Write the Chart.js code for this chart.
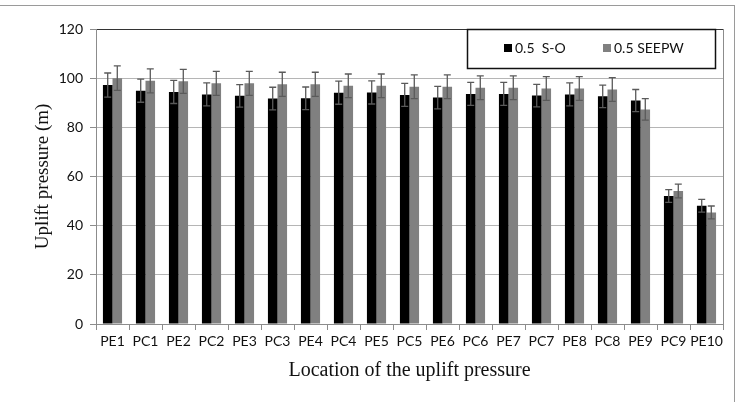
<!DOCTYPE html>
<html>
<head>
<meta charset="utf-8">
<script src="https://cdn.jsdelivr.net/npm/chart.js@4.4.1/dist/chart.umd.min.js"></script>
<style>
html,body{margin:0;padding:0;background:#fff;}
#wrap{position:relative;width:741px;height:402px;overflow:hidden;}
#frame{position:absolute;left:-2px;top:5px;width:736px;height:400px;border-top:1px solid #9a9a9a;border-right:1px solid #9a9a9a;}
canvas{position:absolute;left:0;top:0;}
</style>
</head>
<body>
<div id="wrap"><div id="frame"></div><canvas id="c" width="741" height="402"></canvas></div>
<script>
const categories = ["PE1","PC1","PE2","PC2","PE3","PC3","PE4","PC4","PE5","PC5","PE6","PC6","PE7","PC7","PE8","PC8","PE9","PC9","PE10"];
const seriesSO = [97.2,94.9,94.4,93.4,92.8,91.7,91.8,94.1,94.2,93.2,92.1,93.6,93.6,92.9,93.4,92.6,90.9,52.1,48.1];
const seriesSEEPW = [100.0,98.9,98.7,97.9,97.9,97.5,97.5,96.9,96.9,96.5,96.5,96.1,96.1,95.8,95.8,95.4,87.3,54.1,45.4];
const errSO = [4.9,4.7,4.7,4.7,4.6,4.6,4.6,4.7,4.7,4.7,4.6,4.7,4.7,4.6,4.7,4.6,4.5,2.6,2.6];
const errSEEPW = [5.0,4.9,4.9,4.9,4.9,4.9,4.9,4.8,4.8,4.8,4.8,4.8,4.8,4.8,4.8,4.8,4.4,2.8,2.6];
const yTicks = [0,20,40,60,80,100,120];
const legendLabels = ["0.5  S-O","0.5 SEEPW"];

const errorBars = {
  id:'errorBars',
  afterDatasetsDraw(chart){
    const ctx = chart.ctx, ys = chart.scales.y;
    const errs = [errSO, errSEEPW];
    ctx.save();
    ctx.strokeStyle = '#5a5a5a';
    ctx.lineWidth = 1.3;
    chart.data.datasets.forEach((ds, di) => {
      const meta = chart.getDatasetMeta(di);
      meta.data.forEach((el, i) => {
        const v = ds.data[i], e = errs[di][i];
        const yt = ys.getPixelForValue(v + e), yb = ys.getPixelForValue(v - e);
        const x = el.x;
        ctx.beginPath();
        ctx.moveTo(x, yt); ctx.lineTo(x, yb);
        ctx.moveTo(x - 3.5, yt); ctx.lineTo(x + 3.5, yt);
        ctx.moveTo(x - 3.5, yb); ctx.lineTo(x + 3.5, yb);
        ctx.stroke();
      });
    });
    ctx.restore();
  }
};

const decor = {
  id:'decor',
  afterDraw(chart){
    const ctx = chart.ctx, a = chart.chartArea;
    ctx.save();
    ctx.strokeStyle = '#8c8c8c'; ctx.lineWidth = 1;
    ctx.beginPath(); ctx.moveTo(Math.round(a.right)+0.5, a.top); ctx.lineTo(Math.round(a.right)+0.5, a.bottom); ctx.stroke();
    const lx = 467.5, ly = 29.5, lw = 248, lh = 39;
    ctx.fillStyle = '#fff'; ctx.fillRect(lx, ly, lw, lh);
    ctx.strokeStyle = '#111'; ctx.lineWidth = 1.5; ctx.strokeRect(lx, ly, lw, lh);
    ctx.font = '14px Lato';
    ctx.textBaseline = 'middle';
    ctx.fillStyle = '#000'; ctx.fillRect(504, 44, 8, 8);
    ctx.fillStyle = '#111'; ctx.fillText(legendLabels[0], 515, 48.5);
    ctx.fillStyle = '#808080'; ctx.fillRect(603, 44, 8, 8);
    ctx.fillStyle = '#111'; ctx.fillText(legendLabels[1], 614, 48.5);
    ctx.restore();
  }
};

new Chart(document.getElementById('c'), {
  type:'bar',
  data:{
    labels: categories,
    datasets:[
      {label: legendLabels[0], data: seriesSO, backgroundColor:'#000000', categoryPercentage:0.58, barPercentage:1.0},
      {label: legendLabels[1], data: seriesSEEPW, backgroundColor:'#808080', categoryPercentage:0.58, barPercentage:1.0}
    ]
  },
  options:{
    responsive:false,
    animation:false,
    devicePixelRatio:1,
    layout:{padding:{left:20, top:29, right:18, bottom:0}},
    plugins:{legend:{display:false}, tooltip:{enabled:false}},
    scales:{
      x:{
        grid:{display:true, drawOnChartArea:false, drawTicks:true, offset:true, tickLength:6, color:'#8c8c8c'},
        border:{color:'#8c8c8c', width:1},
        ticks:{color:'#111', font:{family:'Lato', size:14}, padding:3, maxRotation:0, autoSkip:false},
        title:{display:true, text:'Location of the uplift pressure', color:'#111', font:{family:'Liberation Serif', size:20}, padding:{top:0, bottom:19}},
        afterFit(s){ s.height = 78; }
      },
      y:{
        min:0, max:120,
        afterBuildTicks(s){ s.ticks = yTicks.map(v => ({value:v})); },
        grid:{color:(c)=> c.tick && c.tick.value===120 ? '#333' : '#b5b5b5', tickLength:6, tickColor:'#8c8c8c', lineWidth:1},
        border:{color:'#8c8c8c', width:1},
        ticks:{color:'#111', font:{family:'Lato', size:14}, padding:7},
        title:{display:true, text:'Uplift pressure (m)', color:'#111', font:{family:'Liberation Serif', size:19}, padding:{top:12, bottom:0}},
        afterFit(s){ s.width = 76; }
      }
    }
  },
  plugins:[errorBars, decor]
});
</script>
</body>
</html>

Direction:
Repeat the material exactly as it reads, without any of its pictures.

The solution:
Write the Chart.js code for this chart.
<!DOCTYPE html>
<html>
<head>
<meta charset="utf-8">
<script src="https://cdn.jsdelivr.net/npm/chart.js@4.4.1/dist/chart.umd.min.js"></script>
<style>
html,body{margin:0;padding:0;background:#fff;}
#wrap{position:relative;width:741px;height:402px;overflow:hidden;}
#frame{position:absolute;left:-2px;top:5px;width:736px;height:400px;border-top:1px solid #9a9a9a;border-right:1px solid #9a9a9a;}
canvas{position:absolute;left:0;top:0;}
</style>
</head>
<body>
<div id="wrap"><div id="frame"></div><canvas id="c" width="741" height="402"></canvas></div>
<script>
const categories = ["PE1","PC1","PE2","PC2","PE3","PC3","PE4","PC4","PE5","PC5","PE6","PC6","PE7","PC7","PE8","PC8","PE9","PC9","PE10"];
const seriesSO = [97.2,94.9,94.4,93.4,92.8,91.7,91.8,94.1,94.2,93.2,92.1,93.6,93.6,92.9,93.4,92.6,90.9,52.1,48.1];
const seriesSEEPW = [100.0,98.9,98.7,97.9,97.9,97.5,97.5,96.9,96.9,96.5,96.5,96.1,96.1,95.8,95.8,95.4,87.3,54.1,45.4];
const errSO = [4.9,4.7,4.7,4.7,4.6,4.6,4.6,4.7,4.7,4.7,4.6,4.7,4.7,4.6,4.7,4.6,4.5,2.6,2.6];
const errSEEPW = [5.0,4.9,4.9,4.9,4.9,4.9,4.9,4.8,4.8,4.8,4.8,4.8,4.8,4.8,4.8,4.8,4.4,2.8,2.6];
const yTicks = [0,20,40,60,80,100,120];
const legendLabels = ["0.5  S-O","0.5 SEEPW"];

const errorBars = {
  id:'errorBars',
  afterDatasetsDraw(chart){
    const ctx = chart.ctx, ys = chart.scales.y;
    const errs = [errSO, errSEEPW];
    ctx.save();
    ctx.strokeStyle = '#5a5a5a';
    ctx.lineWidth = 1.3;
    chart.data.datasets.forEach((ds, di) => {
      const meta = chart.getDatasetMeta(di);
      meta.data.forEach((el, i) => {
        const v = ds.data[i], e = errs[di][i];
        const yt = ys.getPixelForValue(v + e), yb = ys.getPixelForValue(v - e);
        const x = el.x;
        ctx.beginPath();
        ctx.moveTo(x, yt); ctx.lineTo(x, yb);
        ctx.moveTo(x - 3.5, yt); ctx.lineTo(x + 3.5, yt);
        ctx.moveTo(x - 3.5, yb); ctx.lineTo(x + 3.5, yb);
        ctx.stroke();
      });
    });
    ctx.restore();
  }
};

const decor = {
  id:'decor',
  afterDraw(chart){
    const ctx = chart.ctx, a = chart.chartArea;
    ctx.save();
    ctx.strokeStyle = '#8c8c8c'; ctx.lineWidth = 1;
    ctx.beginPath(); ctx.moveTo(Math.round(a.right)+0.5, a.top); ctx.lineTo(Math.round(a.right)+0.5, a.bottom); ctx.stroke();
    const lx = 467.5, ly = 29.5, lw = 248, lh = 39;
    ctx.fillStyle = '#fff'; ctx.fillRect(lx, ly, lw, lh);
    ctx.strokeStyle = '#111'; ctx.lineWidth = 1.5; ctx.strokeRect(lx, ly, lw, lh);
    ctx.font = '14px Lato';
    ctx.textBaseline = 'middle';
    ctx.fillStyle = '#000'; ctx.fillRect(504, 44, 8, 8);
    ctx.fillStyle = '#111'; ctx.fillText(legendLabels[0], 515, 48.5);
    ctx.fillStyle = '#808080'; ctx.fillRect(603, 44, 8, 8);
    ctx.fillStyle = '#111'; ctx.fillText(legendLabels[1], 614, 48.5);
    ctx.restore();
  }
};

new Chart(document.getElementById('c'), {
  type:'bar',
  data:{
    labels: categories,
    datasets:[
      {label: legendLabels[0], data: seriesSO, backgroundColor:'#000000', categoryPercentage:0.58, barPercentage:1.0},
      {label: legendLabels[1], data: seriesSEEPW, backgroundColor:'#808080', categoryPercentage:0.58, barPercentage:1.0}
    ]
  },
  options:{
    responsive:false,
    animation:false,
    devicePixelRatio:1,
    layout:{padding:{left:20, top:29, right:18, bottom:0}},
    plugins:{legend:{display:false}, tooltip:{enabled:false}},
    scales:{
      x:{
        grid:{display:true, drawOnChartArea:false, drawTicks:true, offset:true, tickLength:6, color:'#8c8c8c'},
        border:{color:'#8c8c8c', width:1},
        ticks:{color:'#111', font:{family:'Lato', size:14}, padding:3, maxRotation:0, autoSkip:false},
        title:{display:true, text:'Location of the uplift pressure', color:'#111', font:{family:'Liberation Serif', size:20}, padding:{top:0, bottom:19}},
        afterFit(s){ s.height = 78; }
      },
      y:{
        min:0, max:120,
        afterBuildTicks(s){ s.ticks = yTicks.map(v => ({value:v})); },
        grid:{color:(c)=> c.tick && c.tick.value===120 ? '#333' : '#b5b5b5', tickLength:6, tickColor:'#8c8c8c', lineWidth:1},
        border:{color:'#8c8c8c', width:1},
        ticks:{color:'#111', font:{family:'Lato', size:14}, padding:7},
        title:{display:true, text:'Uplift pressure (m)', color:'#111', font:{family:'Liberation Serif', size:19}, padding:{top:12, bottom:0}},
        afterFit(s){ s.width = 76; }
      }
    }
  },
  plugins:[errorBars, decor]
});
</script>
</body>
</html>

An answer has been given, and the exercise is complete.